As for Barkley, I put him in this tier because he can also win the starting job. It’s not the most probable scenario, but he can do what Russell Wilson did in Seattle last season and blow away the competition. Barkley is accurate, which Kelly will like. He’s a quick learner, so I expect him to be up to speed with the offense come training camp. And he’s also someone who the Eagles insist they rated in top 50 in this year’s draft, which would indicate they think he’s worthy of a first or second round pick. A quarterback in those two rounds is usually expected to become a starter at some point.
Barkley did not take any reps with the first-team offense in Monday’s practice. I’m curious to see if it stays way through OTAs and mini-camp. Like all rookies, he needs to work his way up the depth chart. Lane Johnson didn’t even line up with the starters on Monday. But the stage doesn’t seem too big for Barkley, although there’s no way of knowing how he’ll truly adjust until playing in games.

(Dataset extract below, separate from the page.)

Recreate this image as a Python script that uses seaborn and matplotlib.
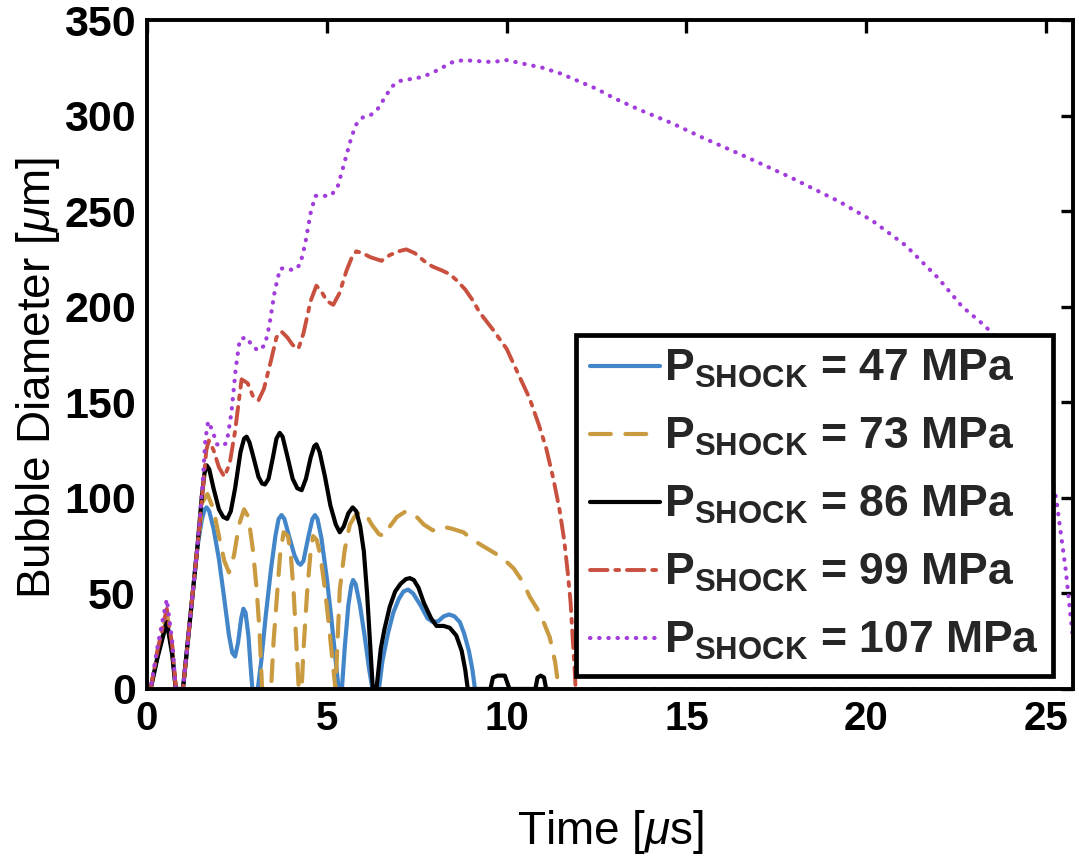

Dennis Dixon (6-3, 215), 28, 5th; G.J. Kinne (6-2, 234), 24, 1st
Before the Eagles drafted Barkley, I thought Dixon would be the ideal third quarterback. Kelly knows him, he has experience, and he could help with the offense and be an emergency option. That seems the role for someone who couldn’t make an active roster the past two seasons. But teams don’t usually keep more than three quarterbacks on the roster, and unless the Eagles cut Vick or trade Foles before the season, there just won’t be a spot for Dixon. He’s a similar player to Trent Edwards last season, albeit with less starting experience. Despite Dixon’s experience in Kelly’s offense, he does not seem an option for the starting job at this point.
As for Kinne, the best-case scenario for him would be if the Eagles decide to keep a quarterback on the practice squad. At this point, he’s another arm in camp. There’s already a roster crunch as it is, and he doesn’t figure to factor into that mix.